What is Line Boring?

The term line boring is thrown around in the machining industry often, but not everyone is familiar with this common practice. Line boring is necessary for several machining projects and repairs and can range from simple procedures to complex situations requiring months of work and the input of many engineers.

Line Boring

What is Line Boring?

Line boring is essentially enlarging a hole that has already been cast, making the centerlines of two or more bores collinear. Collinear bores appear in several large machine parts such as engine blocks, gearboxes, presses and turbines. Precision is important in these machines, which is why line boring is commonly used to repair worn bores and their neighbors.

If bores in machining parts are not collinear, it can introduce misalignment, vibration, and even malfunction in a system. Oftentimes a machine will simply not work if even a small amount of misalignment is introduced. This is what makes this type of repair so common.

Line Boring Machines

Our line boring and coupling equipment supports boring diameters from 1.25 inches to 80 inches, with power options like electric, hydraulic, and pneumatic.

How Long Does Line Boring Take?

A line boring job often depends on the complexity of the machine, the number of bores, and how damaged or worn a bore may be. Sometimes, simple repairs can be completed onsite in a few hours.

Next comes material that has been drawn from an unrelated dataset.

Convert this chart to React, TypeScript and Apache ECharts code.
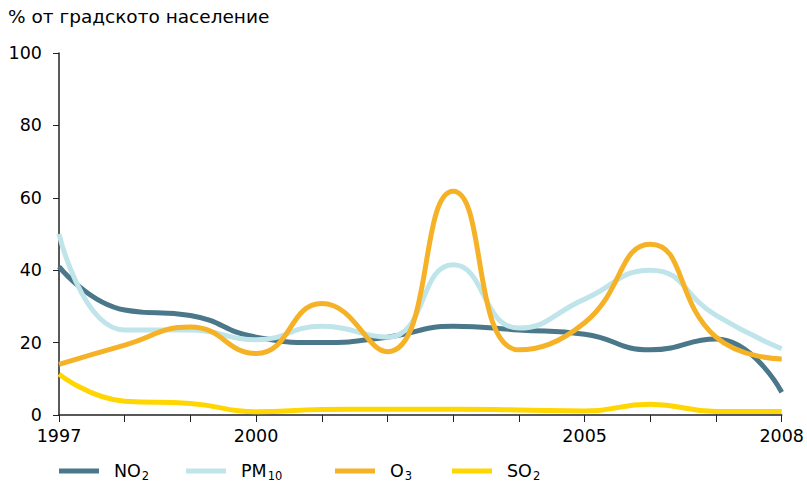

However, there are many cases in which engineering layouts must be obtained, as well as custom boring bar systems. These larger projects can take multiple technicians and sometimes months to complete.

What is Line Boring?

Custom Boring Bars

Boring bars are used to secure the single-point cutters that enter into an existing bore and widen it. They allow the cutter to be moved on an X or Y-Axis to shape the hole, slot, or shaft according to the desired specifications. CEO Machining has a range of 2”-12” Boring bars that can be fitted with a variety of attachments at the ready for most standard jobs.

One size does not always fit all. There are many instances in which on-site machining repairs and boring require irregular boring bars. That is to say, the job cannot be completed by a standard size of the boring bar. This often may have something to do with the design of the machine, nearby obstructions, or limited space. When this occurs, technicians will craft custom boring bars fitted to the desired measurements and capabilities of the job.

When Regular Line Boring Won’t Work

Original bores commonly become worn or damaged after years of operation, even if the machine is kept in working order. Like a tune-up on any machine, parts must be repaired or replaced after long periods of use. This is especially true of foundational parts of the machine, such as bores.

However, just widening the bores to match a damaged or worn hole doesn’t always work. Line boring also occurs when a machine’s bores must be restored to their original centerlines, or the machine won’t work properly. When this happens, engineers will create repair sleeves to fit into the bore rather than attempting to widen the other bores to match the damaged bore.

Line Boring Techniques

What to Expect From a Line Boring Job

While the process may change slightly depending on the needs of the job and the complexity of the machine, you can expect a similar structure for each job.

First, engineers will survey any space constraints at a job site. Ways around obstructions will have to be found, and boring equipment will have to be sized specifically to space. This is usually the stage in which the need for custom boring bars and other pieces, such as repair sleeves, is discovered.

Engineers will then examine the bores to determine the scope of repairs needed. Using a variety of tools like micrometers, indicators, and a visual inspection the engineers will measure the roundness and concentricity of the bores.

Finally, the machining equipment will be installed, aligned, and made ready for operation. Bores will be repaired whether by line boring methods or installing repair sleeves. After the actual repair is complete, engineers will once again inspect for accuracy and that the job specifications have been met.